American philosopher and academic administrator

Steven M. Cahn (born 1942) is an American philosopher and academic administrator who served as Provost and Acting President of the Graduate Center of the City University of New York.

== Biography ==
Cahn was born in Springfield, Massachusetts in 1942, performed extensively as a pianist and organist, graduated from Columbia College in 1963 and received his PhD from Columbia University in 1966.

After graduating from Columbia, Cahn taught at Dartmouth College, Vassar College, and the University of Rochester.

From 1968 to 1973, he was a professor and served in various administrative roles at New York University. He then joined the University of Vermont as a professor from 1973 to 1980, heading the department of philosophy. Between 1978 and 1983 Cahn held executive positions in the Exxon Education Foundation, the Rockefeller Foundation and the National Endowment for the Humanities, where he was the Director of General Programs.

He joined the Graduate Center of the City University of New York as Dean of Graduate Studies in 1983, before being promoted to Provost and Vice President for Academic Affairs. Upon the death of President Harold Proshansky, Cahn was appointed acting president of the Graduate Center in Spring 1991. He stepped down as Provost in 1992 and returned to his teaching post, serving as a professor of philosophy and urban education. In 2015, he became professor emeritus.

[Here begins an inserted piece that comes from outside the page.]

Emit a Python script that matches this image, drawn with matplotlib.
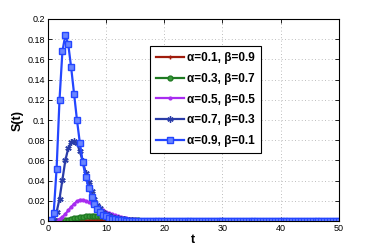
import matplotlib
matplotlib.use("Agg")
import matplotlib.pyplot as plt
import numpy as np

plt.rcParams['font.family'] = ['Liberation Sans', 'DejaVu Sans']

# time samples (step 0.5)
t = np.arange(0, 50.5, 0.5)

s_a01 = [0, 0, 0, 0, 0, 0, 0.0001, 0.0001, 0.0002, 0.0002,
         0.0003, 0.0004, 0.0005, 0.0006, 0.0007, 0.0008, 0.0008, 0.0009, 0.0009, 0.001,
         0.001, 0.001, 0.001, 0.0009, 0.0009, 0.0009, 0.0008, 0.0008, 0.0007, 0.0007,
         0.0006, 0.0006, 0.0005, 0.0005, 0.0005, 0.0004, 0.0004, 0.0004, 0.0003, 0.0003,
         0.0003, 0.0003, 0.0002, 0.0002, 0.0002, 0.0002, 0.0002, 0.0002, 0.0002, 0.0002,
         0.0002, 0.0002, 0.0001, 0.0001, 0.0001, 0.0001, 0.0001, 0.0001, 0.0001, 0.0001,
         0.0001, 0.0001, 0.0001, 0.0001, 0.0001, 0.0001, 0.0001, 0.0001, 0.0001, 0.0001,
         0, 0, 0, 0, 0, 0, 0, 0, 0, 0,
         0, 0, 0, 0, 0, 0, 0, 0, 0, 0,
         0, 0, 0, 0, 0, 0, 0, 0, 0, 0,
         0]

s_a03 = [0, 0, 0, 0.0001, 0.0003, 0.0006, 0.001, 0.0015, 0.002, 0.0026,
         0.0032, 0.0038, 0.0043, 0.0048, 0.0052, 0.0054, 0.0055, 0.0054, 0.0051, 0.0046,
         0.0041, 0.0036, 0.0031, 0.0026, 0.0022, 0.0019, 0.0016, 0.0013, 0.0011, 0.0009,
         0.0008, 0.0007, 0.0006, 0.0005, 0.0004, 0.0004, 0.0003, 0.0003, 0.0003, 0.0002,
         0.0002, 0.0002, 0.0002, 0.0001, 0.0001, 0.0001, 0.0001, 0.0001, 0.0001, 0.0001,
         0.0001, 0.0001, 0, 0, 0, 0, 0, 0, 0, 0,
         0, 0, 0, 0, 0, 0, 0, 0, 0, 0,
         0, 0, 0, 0, 0, 0, 0, 0, 0, 0,
         0, 0, 0, 0, 0, 0, 0, 0, 0, 0,
         0, 0, 0, 0, 0, 0, 0, 0, 0, 0,
         0]

s_a05 = [0, 0, 0.0002, 0.0008, 0.002, 0.004, 0.007, 0.0105, 0.014, 0.017,
         0.0195, 0.021, 0.021, 0.020, 0.0187, 0.0172, 0.0155, 0.0137, 0.012, 0.0105,
         0.009, 0.0078, 0.0067, 0.0057, 0.0048, 0.0041, 0.0034, 0.0029, 0.0024, 0.002,
         0.0017, 0.0014, 0.0012, 0.001, 0.0008, 0.0007, 0.0005, 0.0004, 0.0003, 0.0003,
         0.0002, 0.0002, 0.0001, 0.0001, 0.0001, 0.0001, 0, 0, 0, 0,
         0, 0, 0, 0, 0, 0, 0, 0, 0, 0,
         0, 0, 0, 0, 0, 0, 0, 0, 0, 0,
         0, 0, 0, 0, 0, 0, 0, 0, 0, 0,
         0, 0, 0, 0, 0, 0, 0, 0, 0, 0,
         0, 0, 0, 0, 0, 0, 0, 0, 0, 0,
         0]

s_a07 = [0, 0, 0.001, 0.009, 0.022, 0.041, 0.060, 0.072, 0.078, 0.079,
         0.077, 0.069, 0.059, 0.048, 0.039, 0.030, 0.022, 0.016, 0.0125, 0.0095,
         0.0075, 0.0058, 0.0045, 0.0035, 0.0027, 0.0021, 0.0016, 0.0012, 0.0009, 0.0007,
         0.0005, 0.0004, 0.0003, 0.0002, 0.0002, 0.0001, 0.0001, 0.0001, 0, 0,
         0, 0, 0, 0, 0, 0, 0, 0, 0, 0,
         0, 0, 0, 0, 0, 0, 0, 0, 0, 0,
         0, 0, 0, 0, 0, 0, 0, 0, 0, 0,
         0, 0, 0, 0, 0, 0, 0, 0, 0, 0,
         0, 0, 0, 0, 0, 0, 0, 0, 0, 0,
         0, 0, 0, 0, 0, 0, 0, 0, 0, 0,
         0]

s_a09 = [0, 0.001, 0.008, 0.052, 0.120, 0.168, 0.184, 0.175, 0.152, 0.126,
         0.100, 0.077, 0.058, 0.044, 0.033, 0.024, 0.017, 0.012, 0.009, 0.0065,
         0.0047, 0.0034, 0.0025, 0.0018, 0.0013, 0.0009, 0.0007, 0.0005, 0.0004, 0.0003,
         0.0002, 0.00015, 0.0001, 0.0001, 0.0001, 0, 0, 0, 0, 0,
         0, 0, 0, 0, 0, 0, 0, 0, 0, 0,
         0, 0, 0, 0, 0, 0, 0, 0, 0, 0,
         0, 0, 0, 0, 0, 0, 0, 0, 0, 0,
         0, 0, 0, 0, 0, 0, 0, 0, 0, 0,
         0, 0, 0, 0, 0, 0, 0, 0, 0, 0,
         0, 0, 0, 0, 0, 0, 0, 0, 0, 0,
         0]

labels = ["α=0.1, β=0.9", "α=0.3, β=0.7", "α=0.5, β=0.5",
          "α=0.7, β=0.3", "α=0.9, β=0.1"]
series = [s_a01, s_a03, s_a05, s_a07, s_a09]
colors = ["#a01c0c", "#1f7a22", "#a82cf0", "#2a3ca8", "#2446ff"]
markers = ["+", "o", ".", (6, 2, 0), "s"]
msizes = [3.5, 3.5, 4, 4.5, 4]
faces = ["#a01c0c", "#3a9a3a", "#a82cf0", "#2a3ca8", "#6a86ff"]

fig = plt.figure(figsize=(3.74, 2.49), dpi=100)
ax = fig.add_axes([0.128, 0.112, 0.778, 0.812])

for y, lab, c, m, ms, fc in zip(series, labels, colors, markers, msizes, faces):
    ax.plot(t, y, color=c, marker=m, markersize=ms, markerfacecolor=fc,
            markeredgecolor=c, markeredgewidth=1.0, linewidth=1.6, label=lab)

ax.set_xlim(0, 50)
ax.set_ylim(0, 0.2)
ax.set_xticks([0, 10, 20, 30, 40, 50])
ax.set_yticks(np.arange(0, 0.201, 0.02))
ax.set_yticklabels(["0", "0.02", "0.04", "0.06", "0.08", "0.1", "0.12",
                    "0.14", "0.16", "0.18", "0.2"])
ax.tick_params(direction="in", labelsize=6.5, length=3, width=0.6,
               top=True, right=True, pad=2)
ax.grid(True, linestyle=(0, (1, 3)), color="#a8a8a8", linewidth=0.6)
for sp in ax.spines.values():
    sp.set_linewidth(0.8)

ax.set_xlabel("t", fontsize=9, fontweight="bold", labelpad=1)
ax.set_ylabel("S(t)", fontsize=9, fontweight="bold", labelpad=3)

leg = ax.legend(loc="upper left", bbox_to_anchor=(0.35, 0.866), borderaxespad=0,
                prop={"weight": "bold", "size": 8.5}, handlelength=2.4,
                labelspacing=0.75, fancybox=False, framealpha=1,
                edgecolor="black", handletextpad=0.3, borderpad=0.5)
leg.get_frame().set_linewidth(0.8)

fig.savefig("out.png", dpi=100)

Cahn is the author of twenty books and editor of fifty others, including the popular philosophy textbooks Political Philosophy: The Essential Texts; Exploring Philosophy: An Introductory Anthology; Exploring Ethics: An Introductory Anthology; Ethics: History, Theory, and Contemporary Issues; and Classics of Western Philosophy.

== Published works ==
Cahn is known for his work on fatalism, religious belief, happiness, and academic ethics, as well as his interest in the teaching of philosophy. Among his major works are Fate, Logic and Time; Religion Within Reason; Saints and Scamps: Ethics in Academia; From Student to Scholar: A Candid Guide to Becoming a Professor: 25th Anniversary Edition, (with Christine Vitrano) Happiness and Goodness: Philosophical Reflections on Living Well; Philosophical Adventures; Inside Academia: Professors, Politics, and Policies; Navigating Academic Life; and Professors as Teachers. His shorter philosophical writings are collected in a trilogy: The Road Traveled and Other Essays (which includes an autobiographical account of his career);

A Philosopher's Journey: Essays from Six Decades; and Philosophical Debates. A collection of essays written in his honor, edited by two of his former doctoral students, Robert B. Talisse of Vanderbilt University and Maureen Eckert of the University of Massachusetts Dartmouth, is titled A Teacher's Life: Essays for Steven M. Cahn.